West Nile virus confirmed in mosquitoes

August 11, 2018

Courtesy of James Gathany/CDC Eliminating standing water, improving drainage in the landscape, weeding and proper mowing are just a few of the ways to help manage the mosquito population.

HUNTINGTON - West Nile virus has been confirmed in several groups of mosquitoes under surveillance in Cabell County, the Cabell-Huntington Health Department confirmed Friday.

No cases of human contraction have been reported. The department does not release where in Cabell County the positive mosquitoes were found.

West Nile virus is a relatively common disease; Cabell County also confirmed cases in 2017 and 2015. Cabell County reported West Virginia’s only case of human-contracted West Nile virus during the 2017 surveillance year (Jan. 1-Sept. 15), according to data from the West Virginia Department of Health and Human Resources.

The health department is continuing a four-month surveillance program to monitor mosquito-borne diseases in Cabell County, which began in late May, in conjunction with the West Virginia Office of Laboratory Studies. Mosquito traps have been placed throughout the county to monitor for other mosquito-borne illnesses like La Crosse encephalitis and Zika virus, neither of which have been found locally this year or in 2017.

The department will also investigate any complaints of heavy mosquito activity.

West Nile virus can cause symptoms like fever, headache, body ache, joint pain, vomiting, diarrhea or rashes, said Dr. Michael Kilkenny, physician director for the Cabell-Huntington Health Department, though the disease commonly presents no symptoms in an infected person. Individuals older than 60 are typically more affected.

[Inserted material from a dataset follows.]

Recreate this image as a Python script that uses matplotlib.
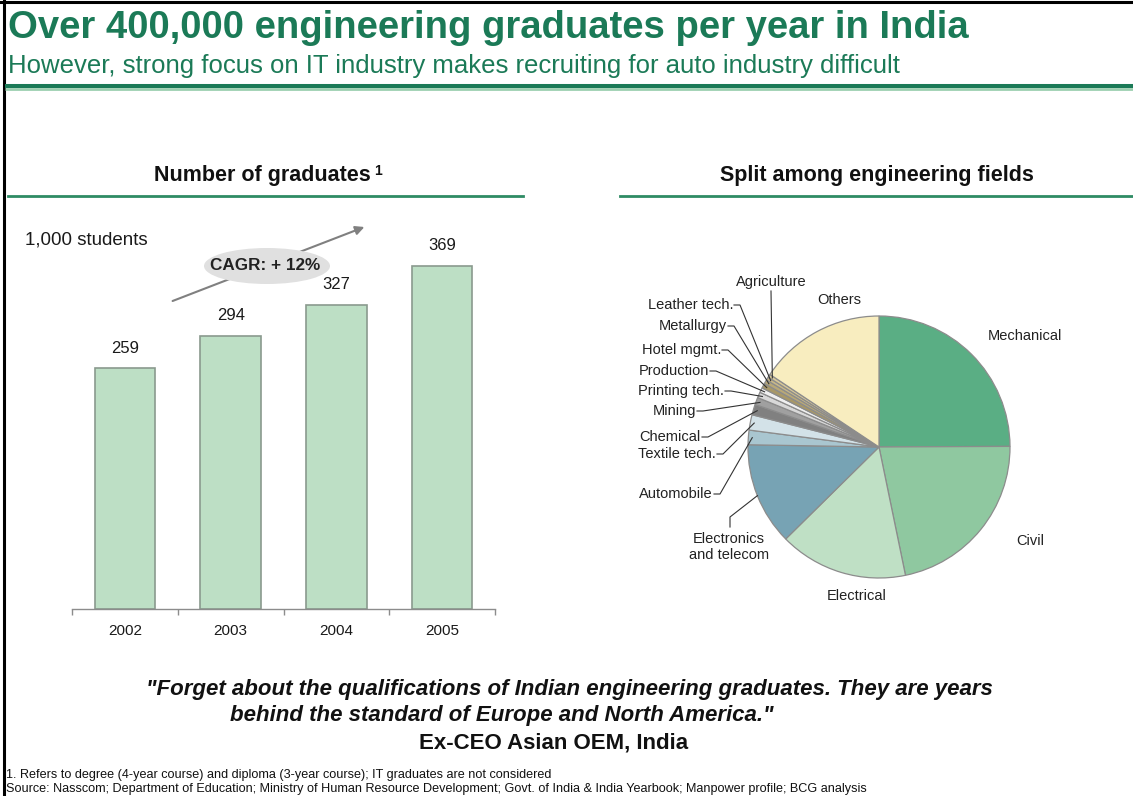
import matplotlib.pyplot as plt
from matplotlib.patches import Ellipse
import numpy as np

W, H = 1133, 796

# graduates per year, in 1,000 students
years = ['2002', '2003', '2004', '2005']
graduates = [259, 294, 327, 369]
cagr_pct = 12

# share of graduates per engineering field, in %
fields = ['Mechanical', 'Civil', 'Electrical', 'Electronics\nand telecom', 'Automobile',
          'Textile tech.', 'Chemical', 'Mining', 'Printing tech.', 'Production',
          'Hotel mgmt.', 'Metallurgy', 'Leather tech.', 'Agriculture', 'Others']
shares = [25.0, 21.9, 15.9, 12.7, 1.8, 1.9, 1.3, 0.9, 0.7, 0.6, 0.6, 0.5, 0.4, 0.4, 15.7]
field_colors = ['#5aae84', '#8fc8a0', '#bfe0c5', '#77a3b4', '#a9c6d0',
                '#d3e2e8', '#808080', '#a0a0a0', '#d8d8d8', '#f0f0f0',
                '#a89868', '#b8a878', '#c8b888', '#d8c898', '#f8edbf']

GREEN = '#1b7a57'
plt.rcParams['font.family'] = ['Liberation Sans', 'DejaVu Sans']


def Y(y):
    # page coordinates are measured from the top
    return H - y


fig = plt.figure(figsize=(W / 100, H / 100), dpi=100)

# ---- bar chart ----
base_y, px_per_unit = 609, 0.93
ax = fig.add_axes([72 / W, (H - base_y) / H, 423 / W, 400 / H])
x = np.arange(len(years))
ax.bar(x, graduates, width=0.57, color='#bddfc5', edgecolor='#8a9a8e', linewidth=1.2, zorder=2)
for xi, v in zip(x, graduates):
    ax.annotate(str(v), (xi, v), xytext=(0, 9), textcoords='offset points',
                ha='center', va='bottom', fontsize=12, color='#1a1a1a')
ax.set_xlim(-0.5, len(years) - 0.5)
ax.set_ylim(0, 400 / px_per_unit)
ax.set_xticks(x)
ax.set_xticklabels(years, fontsize=11, color='#1a1a1a')
ax.set_xticks(np.arange(-0.5, len(years)), minor=True)
ax.tick_params(axis='x', which='major', length=0, pad=11)
ax.tick_params(axis='x', which='minor', length=4.5, color='#8c8c8c', width=1)
ax.set_yticks([])
for s in ['top', 'right', 'left']:
    ax.spines[s].set_visible(False)
ax.spines['bottom'].set_color('#8c8c8c')
ax.spines['bottom'].set_linewidth(1)
ax.patch.set_visible(False)

# ---- overlay in page pixels ----
ov = fig.add_axes([0, 0, 1, 1])
ov.patch.set_visible(False)

# pie
cx, cy, r = 879, 447, 131
wedges, _ = ov.pie(shares, colors=field_colors, startangle=90, counterclock=False,
                   center=(cx, Y(cy)), radius=r,
                   wedgeprops=dict(edgecolor='#8c8c8c', linewidth=0.9))
ov.set_xlim(0, W)
ov.set_ylim(0, H)
ov.set_aspect('auto')
ov.axis('off')


def wedge_point(name, frac=0.97):
    w = wedges[fields.index(name)]
    a = np.deg2rad((w.theta1 + w.theta2) / 2)
    return cx + frac * r * np.cos(a), Y(cy) + frac * r * np.sin(a)


lab_kw = dict(fontsize=10.5, color='#222222')
ov.text(1025, Y(336), 'Mechanical', ha='center', va='center', **lab_kw)
ov.text(1030, Y(541), 'Civil', ha='center', va='center', **lab_kw)
ov.text(857, Y(596), 'Electrical', ha='center', va='center', **lab_kw)
ov.text(839, Y(300), 'Others', ha='center', va='center', **lab_kw)
ov.text(729, Y(547), 'Electronics\nand telecom', ha='center', va='center',
        linespacing=1.25, **lab_kw)
ex, ey = wedge_point('Electronics\nand telecom', 1.0)
ov.plot([730, 730, ex], [Y(527), Y(517), ey], color='#333333', lw=0.8)

ov.text(771, Y(282), 'Agriculture', ha='center', va='center', **lab_kw)
ax_, ay_ = wedge_point('Agriculture')
ov.plot([771, ax_], [Y(291), ay_], color='#333333', lw=0.8)

left_labels = [('Leather tech.', 733, 305), ('Metallurgy', 727, 326),
               ('Hotel mgmt.', 721, 350), ('Production', 709, 371),
               ('Printing tech.', 724, 391), ('Mining', 696, 411),
               ('Chemical', 701, 437), ('Textile tech.', 716, 454),
               ('Automobile', 713, 494)]
for name, xe, yl in left_labels:
    ov.text(xe, Y(yl), name, ha='right', va='center', **lab_kw)
    px, py = wedge_point(name)
    ov.plot([xe + 1, xe + 7, px], [Y(yl), Y(yl), py], color='#333333', lw=0.8)

# frame and header rules
ov.plot([4, 4], [0, H], color='black', lw=2.2)
ov.plot([0, W], [Y(1.5), Y(1.5)], color='black', lw=2.2)
ov.plot([5, W], [Y(85.5), Y(85.5)], color=GREEN, lw=2.9, solid_capstyle='butt')
ov.plot([5, W], [Y(89), Y(89)], color='#9ccfb0', lw=2.0, solid_capstyle='butt')

ov.text(8, Y(28), 'Over 400,000 engineering graduates per year in India',
        fontsize=27.5, fontweight='bold', color=GREEN, va='center')
ov.text(8, Y(66), 'However, strong focus on IT industry makes recruiting for auto industry difficult',
        fontsize=18.5, color=GREEN, va='center')

# section headers
ov.text(262, Y(176), 'Number of graduates', fontsize=15.5, fontweight='bold',
        ha='center', va='center', color='#111111')
ov.text(374, Y(171), '1', fontsize=10, fontweight='bold', ha='left', va='center', color='#111111')
ov.plot([8, 523], [Y(196), Y(196)], color='#2e8b64', lw=2)
ov.text(877, Y(176), 'Split among engineering fields', fontsize=15.5, fontweight='bold',
        ha='center', va='center', color='#111111')
ov.plot([620, W], [Y(196), Y(196)], color='#2e8b64', lw=2)

ov.text(25, Y(240), '1,000 students', fontsize=13.5, va='center', color='#1a1a1a')

# growth arrow with CAGR badge
ov.annotate('', xy=(367, Y(226)), xytext=(170, Y(302)),
            arrowprops=dict(arrowstyle='-|>', color='#808080', lw=1.5, mutation_scale=13))
ov.add_patch(Ellipse((267, Y(266)), 126, 36, facecolor='#e0e0e0', edgecolor='none', zorder=3))
ov.text(265, Y(266), f'CAGR: + {cagr_pct}%', fontsize=12.3, fontweight='bold',
        ha='center', va='center', color='#222222', zorder=4)

# quote
q_kw = dict(fontsize=16, fontweight='bold', color='#111111')
ov.text(569, Y(689), '"Forget about the qualifications of Indian engineering graduates. They are years',
        ha='center', va='center', style='italic', **q_kw)
ov.text(230, Y(716), 'behind the standard of Europe and North America."',
        ha='left', va='center', style='italic', **q_kw)
ov.text(554, Y(743), 'Ex-CEO Asian OEM, India', ha='center', va='center', **q_kw)

# footnotes
ov.text(6, Y(775), '1. Refers to degree (4-year course) and diploma (3-year course); IT graduates are not considered',
        fontsize=9.1, va='center', color='#111111')
ov.text(6, Y(789), 'Source: Nasscom; Department of Education; Ministry of Human Resource Development; '
        'Govt. of India & India Yearbook; Manpower profile; BCG analysis',
        fontsize=9.1, va='center', color='#111111')

fig.savefig('out.png', dpi=100)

In rare cases, the virus may develop into a more serious illness, like encephalitis or meningitis, which can lead to hospitalization or, in rare cases, death.

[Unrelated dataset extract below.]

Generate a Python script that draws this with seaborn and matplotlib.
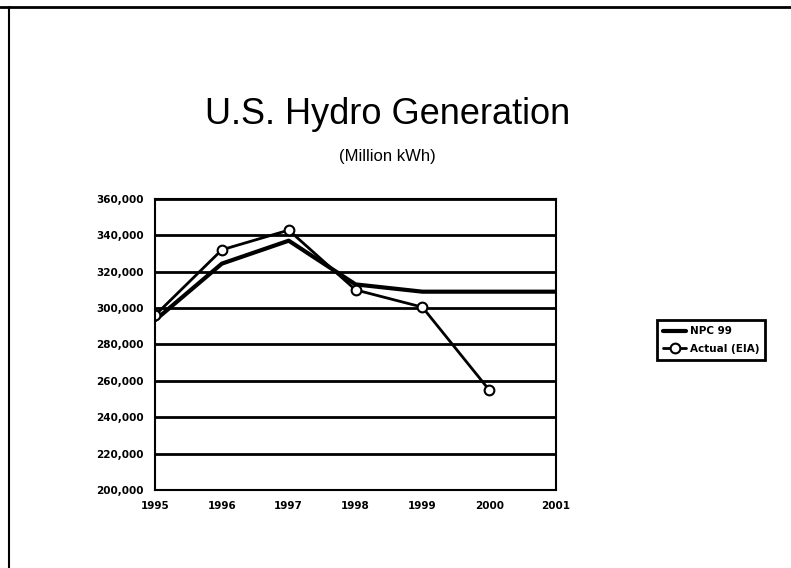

Mosquito bites are largely avoidable, and the health department is encouraging residents to take precautions to avoid contracting the disease.

“You can significantly reduce the number of mosquitoes around your home by eliminating potential places for standing water where mosquitoes love to breed, such as bird baths, tires, flower pots, wading pools and other containers,” wrote Karen Hall-Dundas, CHHD director of environmental health, in a statement. “Don’t forget to keep gutters clean and flowing and drill holes into the bottom of recycling or garbage containers to prevent water from stagnating.

“Make sure to repair or install window and door screens to keep mosquitoes from entering your home. Change out water in bird baths and pet watering bowls weekly, and place screening on rain barrels.”

For more information or to contact the health department, call 304-523-6483 or visit www.cabellhealth.org.

Follow reporter Bishop Nash on Twitter @BishopNash.

Tips for protecting yourself against mosquito bites

The Cabell-Huntington Health Department advises following the “4 Ds” to protect against mosquito bites:

n Dress: Wear long sleeves and long pants when outdoors.

n Deter: Always use insect repellents when outdoors.

n Dusk: Avoid peak mosquito hours during the day, typically dawn and dusk.

n Drain: Remove all standing water around your home.